Zum Gespräch: Salafisten. Wie gefährlich sind sie?
Ein Kindergarten in Mainz und der Prediger Al-Arifi
Reinbold
Frau Dantschke, ich will, um es konkret zu machen, einmal ein Beispiel nennen, das zurzeit durch die Zeitungen geht. In Mainz gibt es einen muslimischen privaten Kindergarten. Er wird von der öffentlichen Hand mit 15.000 Euro im Jahr gefördert. Nun hat das Deutschlandradio aufgedeckt, dass der Trägerverein des Kindergartens vor kurzem einen bekannten salafistischen saudi-arabischen Prediger eingeladen hat. Al-Arifi heißt der Mann, er hat beste Kontakte in die deutsche Salafistenszene und ist nach seinem Vortrag gleich weitergereist zu seinen Freunden und hat radikale Vorträge gehalten.
Der Trägerverein hat daraufhin zunächst gesagt: „Der Mann ist eigentlich gemäßigt, wir finden den nicht radikal“. Als man merkte, dass das offenbar nicht der Fall ist, hat man gesagt: „Ja, wir wussten nicht so genau, was das für einer ist.“ Erst als der öffentliche Druck zunahm, hat man gesagt: „Gut, wir entschuldigen uns, das hätte uns nicht passieren dürfen.“ Seither geht es hoch her in der Stadt Mainz.

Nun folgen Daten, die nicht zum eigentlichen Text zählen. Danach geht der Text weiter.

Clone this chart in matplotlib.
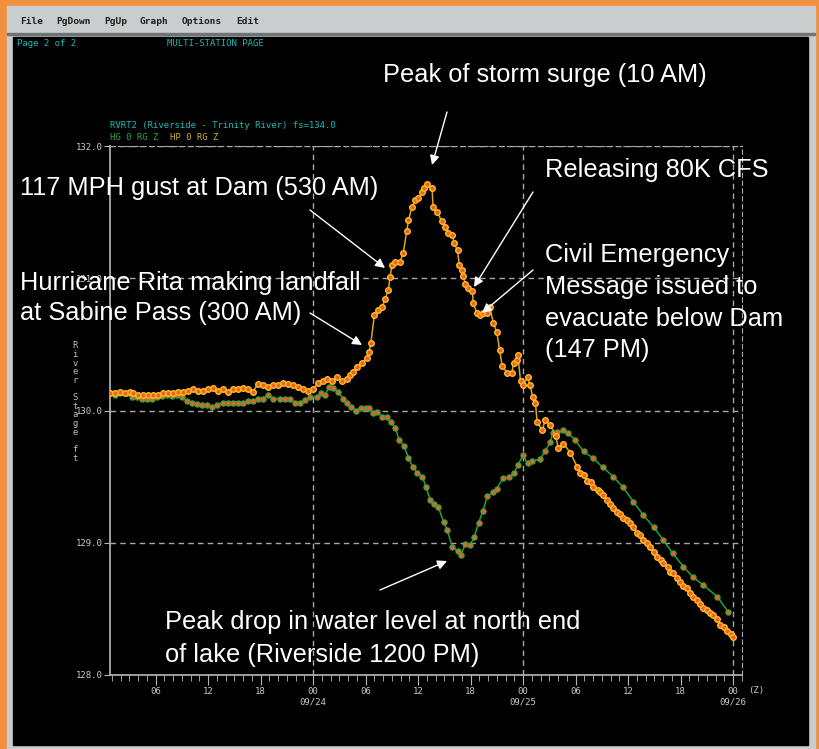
import matplotlib
matplotlib.use("Agg")
import matplotlib.pyplot as plt
from matplotlib.patches import Rectangle
from matplotlib.ticker import FixedLocator, MultipleLocator

# hours relative to 09/24 00Z, stage in ft
hp_hours = [-23.2, -22.6, -22.1, -21.5, -20.9, -20.6, -20.0, -19.4, -18.9, -18.3,
            -17.7, -17.1, -16.6, -16.0, -15.4, -14.9, -14.3, -13.7, -13.1, -12.6,
            -12.0, -11.4, -10.9, -10.3, -9.7, -9.1, -8.6, -8.0, -7.4, -6.9,
            -6.3, -5.7, -5.1, -4.6, -4.0, -3.4, -2.9, -2.3, -1.7, -1.1,
            -0.6, 0.0, 0.6, 1.1, 1.6, 2.2, 2.7, 3.3, 3.9, 4.2,
            4.6, 5.0, 5.6, 6.2, 6.4, 6.6, 7.0, 7.4, 7.9, 8.2,
            8.6, 8.8, 9.0, 9.4, 9.9, 10.3, 10.7, 10.9, 11.3, 11.7,
            12.0, 12.5, 12.7, 13.0, 13.6, 13.7, 14.2, 14.7, 15.1, 15.4,
            15.9, 16.1, 16.5, 16.7, 17.0, 17.1, 17.4, 17.7, 18.2, 18.3,
            18.7, 19.1, 19.4, 19.9, 20.2, 20.6, 21.0, 21.3, 21.6, 22.2,
            22.7, 22.9, 23.3, 23.4, 23.7, 24.0, 24.5, 24.8, 25.1, 25.4,
            25.6, 26.2, 26.5, 27.1, 27.7, 28.0, 28.6, 29.4, 30.2, 30.5,
            30.9, 31.3, 31.7, 32.0, 32.5, 32.8, 33.1, 33.6, 33.9, 34.3,
            34.7, 35.1, 35.4, 35.9, 36.2, 36.6, 37.0, 37.4, 37.7, 38.2,
            38.5, 38.9, 39.3, 39.7, 40.0, 40.5, 40.8, 41.1, 41.6, 41.9,
            42.3, 42.7, 43.1, 43.4, 43.9, 44.2, 44.6, 45.0, 45.4, 45.7,
            46.2, 46.5, 46.9, 47.3, 47.7, 48.0]
hp_stage = [130.13, 130.13, 130.14, 130.13, 130.14, 130.13, 130.12, 130.12, 130.12, 130.12,
            130.12, 130.13, 130.13, 130.13, 130.14, 130.14, 130.15, 130.16, 130.15, 130.15,
            130.16, 130.17, 130.15, 130.16, 130.14, 130.16, 130.16, 130.17, 130.16, 130.14,
            130.20, 130.19, 130.18, 130.19, 130.19, 130.21, 130.20, 130.19, 130.18, 130.16,
            130.15, 130.16, 130.21, 130.22, 130.24, 130.22, 130.25, 130.22, 130.24, 130.27,
            130.29, 130.33, 130.36, 130.40, 130.44, 130.51, 130.72, 130.76, 130.78, 130.84,
            130.91, 131.01, 131.10, 131.12, 131.12, 131.19, 131.36, 131.44, 131.54, 131.59,
            131.61, 131.65, 131.68, 131.71, 131.68, 131.54, 131.50, 131.43, 131.39, 131.34,
            131.33, 131.27, 131.21, 131.10, 131.06, 131.02, 130.96, 130.93, 130.90, 130.81,
            130.74, 130.72, 130.74, 130.74, 130.78, 130.66, 130.59, 130.46, 130.34, 130.28,
            130.28, 130.36, 130.38, 130.42, 130.22, 130.19, 130.25, 130.19, 130.10, 130.06,
            129.91, 129.85, 129.93, 129.89, 129.81, 129.72, 129.75, 129.68, 129.57, 129.53,
            129.51, 129.47, 129.46, 129.42, 129.40, 129.38, 129.36, 129.32, 129.29, 129.26,
            129.23, 129.22, 129.19, 129.17, 129.15, 129.12, 129.07, 129.06, 129.02, 129.00,
            128.97, 128.93, 128.89, 128.87, 128.85, 128.82, 128.78, 128.77, 128.73, 128.70,
            128.67, 128.66, 128.62, 128.59, 128.57, 128.54, 128.51, 128.49, 128.47, 128.45,
            128.42, 128.38, 128.36, 128.33, 128.31, 128.29]

hg_hours = [-23.2, -22.6, -22.1, -21.3, -20.7, -20.1, -19.5, -19.0, -18.4, -17.8,
            -17.3, -16.7, -16.1, -15.5, -15.0, -14.4, -13.8, -13.3, -12.7, -12.1,
            -11.5, -11.0, -10.3, -9.7, -9.1, -8.6, -8.0, -7.4, -6.9, -6.3,
            -5.7, -5.1, -4.6, -3.8, -3.2, -2.6, -2.1, -1.5, -0.9, -0.3,
            0.5, 0.9, 1.4, 1.8, 2.3, 2.9, 3.4, 3.9, 4.3, 4.9,
            5.5, 6.1, 6.4, 6.9, 7.3, 7.9, 8.5, 8.9, 9.4, 9.8,
            10.4, 10.9, 11.4, 11.9, 12.5, 12.9, 13.4, 13.8, 14.3, 14.9,
            15.3, 15.9, 16.5, 16.9, 17.4, 17.9, 18.4, 18.9, 19.4, 19.9,
            20.5, 21.0, 21.7, 22.4, 23.0, 23.4, 24.0, 24.5, 25.0, 25.9,
            26.5, 27.1, 27.4, 27.9, 28.6, 29.1, 29.9, 30.9, 32.0, 33.1,
            34.3, 35.4, 36.6, 37.7, 38.9, 40.0, 41.1, 42.3, 43.4, 44.6,
            46.2, 47.4]
hg_stage = [130.13, 130.12, 130.13, 130.13, 130.10, 130.10, 130.09, 130.09, 130.09, 130.10,
            130.11, 130.12, 130.11, 130.12, 130.10, 130.07, 130.06, 130.05, 130.04, 130.04,
            130.03, 130.04, 130.06, 130.06, 130.06, 130.06, 130.06, 130.07, 130.07, 130.09,
            130.09, 130.12, 130.09, 130.09, 130.09, 130.09, 130.06, 130.06, 130.08, 130.10,
            130.10, 130.13, 130.12, 130.18, 130.17, 130.14, 130.09, 130.06, 130.03, 130.00,
            130.02, 130.02, 130.02, 129.98, 129.99, 129.95, 129.95, 129.91, 129.87, 129.78,
            129.73, 129.64, 129.57, 129.53, 129.50, 129.42, 129.32, 129.29, 129.27, 129.16,
            129.10, 128.97, 128.94, 128.91, 128.99, 128.98, 129.04, 129.15, 129.24, 129.35,
            129.38, 129.41, 129.49, 129.50, 129.53, 129.59, 129.66, 129.60, 129.62, 129.63,
            129.69, 129.76, 129.83, 129.84, 129.85, 129.83, 129.78, 129.69, 129.64, 129.57,
            129.50, 129.42, 129.31, 129.21, 129.12, 129.02, 128.92, 128.82, 128.74, 128.68,
            128.59, 128.48]

x_ticks = [-18, -12, -6, 0, 6, 12, 18, 24, 30, 36, 42, 48]
x_labels = ['06', '12', '18', '00\n09/24', '06', '12', '18', '00\n09/25',
            '06', '12', '18', '00\n09/26']
y_ticks = [128.0, 129.0, 130.0, 131.0, 132.0]
day_lines = [0, 24, 48]

W, H = 820, 749


def fx(px):
    return px / W


def fy(py):
    return 1 - py / H


fig = plt.figure(figsize=(W / 100, H / 100), dpi=100)
fig.patch.set_facecolor('#F2913D')

# window frame (drawn behind the axes)
frame = [((7, 6), (815, 749), '#C9CDCD'),
         ((7, 33), (815, 35), '#6E7373'),
         ((13, 37), (808, 745), 'black')]
for (x0, y0), (x1, y1), col in frame:
    fig.patches.append(Rectangle((fx(x0), fy(y1)), fx(x1) - fx(x0), fy(y0) - fy(y1),
                                 transform=fig.transFigure, color=col, zorder=-10))

mono = 'DejaVu Sans Mono'
menu = [('File', 20), ('PgDown', 56), ('PgUp', 104), ('Graph', 140), ('Options', 182), ('Edit', 236)]
for name, px in menu:
    fig.text(fx(px), fy(22), name, family=mono, fontsize=6.8, weight='bold',
             color='#1E1E1E', va='center')

cyan = '#1FB8B8'
fig.text(fx(17), fy(44), 'Page 2 of 2', family=mono, fontsize=6.5, color=cyan, va='center')
fig.text(fx(167), fy(44), 'MULTI-STATION PAGE', family=mono, fontsize=6.5, color=cyan, va='center')
fig.text(fx(110), fy(125), 'RVRT2 (Riverside - Trinity River) fs=134.0', family=mono,
         fontsize=6.5, color=cyan, va='center')
fig.text(fx(110), fy(137), 'HG 0 RG Z', family=mono, fontsize=6.5, color='#22A83C', va='center')
fig.text(fx(170), fy(137), 'HP 0 RG Z', family=mono, fontsize=6.5, color='#C8B22A', va='center')

ax = fig.add_axes([fx(110), fy(675), fx(742) - fx(110), fy(146) - fy(675)])
ax.set_facecolor('black')
ax.set_xlim(-23.2, 49.0)
ax.set_ylim(128, 132)

grid_kw = dict(color='#A8A8A8', lw=1, ls=(0, (4, 3)), zorder=1)
for d in day_lines:
    ax.axvline(d, **grid_kw)
for v in y_ticks[1:]:
    ax.axhline(v, **grid_kw)

ax.plot(hg_hours, hg_stage, color='#24A33E', lw=1.1, marker='o', markersize=3.8,
        markerfacecolor='#E8602A', markeredgecolor='#2AA844', markeredgewidth=0.8, zorder=3)
ax.plot(hp_hours, hp_stage, color='#D8A814', lw=1.1, marker='o', markersize=4.0,
        markerfacecolor='#F0602A', markeredgecolor='#FFBE1E', markeredgewidth=1.0, zorder=4)

axis_col = '#B8B8B8'
for side in ['left', 'bottom']:
    ax.spines[side].set_color(axis_col)
    ax.spines[side].set_linewidth(1.2)
for side in ['top', 'right']:
    ax.spines[side].set_color('#A8A8A8')
    ax.spines[side].set_linestyle((0, (4, 3)))

ax.xaxis.set_major_locator(FixedLocator(x_ticks))
ax.xaxis.set_minor_locator(MultipleLocator(1))
ax.set_xticklabels(x_labels)
ax.set_yticks(y_ticks)
ax.set_yticklabels(['%.1f' % v for v in y_ticks])
ax.tick_params(axis='x', which='major', length=7, color=axis_col, labelcolor='#C8C8C8',
               labelsize=6.5, pad=2)
ax.tick_params(axis='x', which='minor', length=4, color=axis_col)
ax.tick_params(axis='y', length=4, color=axis_col, labelcolor='#C8C8C8', labelsize=6.5, pad=1)
for lab in ax.get_xticklabels() + ax.get_yticklabels():
    lab.set_family(mono)
    lab.set_linespacing(1.1)

fig.text(fx(748), fy(690), '(Z)', family=mono, fontsize=6.5, color='#C8C8C8', va='center')
fig.text(fx(75), fy(402), '\n'.join('River Stage ft'), family=mono, fontsize=6.4,
         color='#BEBEBE', ha='center', va='center', linespacing=0.95)

# annotations
notes = [
    ('Peak of storm surge (10 AM)', 383, 75),
    ('117 MPH gust at Dam (530 AM)', 20, 188),
    ('Releasing 80K CFS', 545, 170),
    ('Hurricane Rita making landfall', 20, 283),
    ('at Sabine Pass (300 AM)', 20, 313),
    ('Civil Emergency', 545, 255),
    ('Message issued to', 545, 287),
    ('evacuate below Dam', 545, 319),
    ('(147 PM)', 545, 350),
    ('Peak drop in water level at north end', 165, 622),
    ('of lake (Riverside 1200 PM)', 165, 655),
]
for txt, px, py in notes:
    fig.text(fx(px), fy(py), txt, family='Liberation Sans', fontsize=18.3,
             color='white', va='center', zorder=10)

arrows = [
    ((447, 112), (432, 165)),
    ((310, 210), (385, 268)),
    ((533, 192), (474, 287)),
    ((310, 313), (362, 345)),
    ((533, 270), (482, 313)),
    ((380, 590), (447, 561)),
]
for (x0, y0), (x1, y1) in arrows:
    ax.annotate('', xy=(x1, H - y1), xytext=(x0, H - y0),
                xycoords='figure pixels', textcoords='figure pixels', annotation_clip=False,
                arrowprops=dict(arrowstyle='-|>', color='white', lw=1.0,
                                mutation_scale=14, shrinkA=0, shrinkB=0), zorder=10)

fig.savefig('out.png', dpi=100, facecolor=fig.get_facecolor())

Die Fraktionen im Rat der Stadt streiten, wie man mit der Sache umgehen soll. Es gibt Politiker, die sagen: „Sofort zumachen!, diesen Kindergarten. Es geht doch nicht an, dass eine deutsche Kommune einen offenbar salafistisch unterwanderten oder geprägten Kindergarten mit öffentlichem Geld fördert!“ Wie sehen Sie das? Ist das die rechte Haltung, oder gibt es eine Form des Salafismus, die die Gesellschaft, so schwer es fällt, ertragen muss?
Dantschke
Zu der Geschichte in Mainz gehört noch ein Vorfall, den man nicht unterschlagen darf. Nach dem Artikel vom Deutschlandradio und anderen Berichten haben zwei junge Leute, die zu einem rechtsextremen Muslimhass-Spektrum gehören, die Gemeinde und diesen Kindergarten angegriffen und mit Schweineblut beschmiert. Sie haben das damit begründet, dass in der Presse stand, dass diese Gemeinde salafistisch sei und dass der Kindergarten diesen Prediger eingeladen hat. Das hat natürlich die Debatte enorm erschwert, denn ich kann diese Islamhasserseite nicht ignorieren, die natürlich versucht, aus jeder kritischen Debatte, die wir führen, ihren Vorteil zu ziehen gegen Muslime insgesamt.
Wichtig ist: Der Prediger, der eingeladen worden ist, ist kein Unbekannter. Es ist Mohammed Al-Arifi. Mohammed Al-Arifi ist regelmäßig in Deutschland. Er war mehrfach in Berlin, er ist ein Star der saudi-arabischen salafistischen Szene. In Saudi-Arabien ist er Dozent an einem Lehrinstitut. Auf Twitter hat er einen Account, dem 5 Millionen Leute folgen, 5 Millionen! Er hat auch eine Fernsehsendung und anderes mehr. Also, das ist keine kleine Größe.
Al-Arifi ist etwas jünger als die typischen Großgelehrten des Salafismus, die zum Teil tot sind oder sehr alt. Er spricht eine jüngere Generation an, das ist sehr attraktiv, weltweit. Als er in Berlin war, vor mehreren Jahren – ich habe ihn öfters erlebt in Berlin –, ist er in nicht weniger als sechs verschiedenen Moscheen herzlichst willkommen geheißen worden. Das waren Moscheen, die ganz klar nicht zur Salafiyya gehören, sondern zur Muslimbruderschaft. Sein Beliebtheits- und Bekanntheitsgrad geht also weit über die Salafistenszene hinaus und reicht bis hinein in die Muslimbruderschaft. Al-Arifi gehört nicht zum dschihadistischen Spektrum, ganz im Gegenteil. Er gehört zum politisch-missionarischen Spektrum des Salafismus.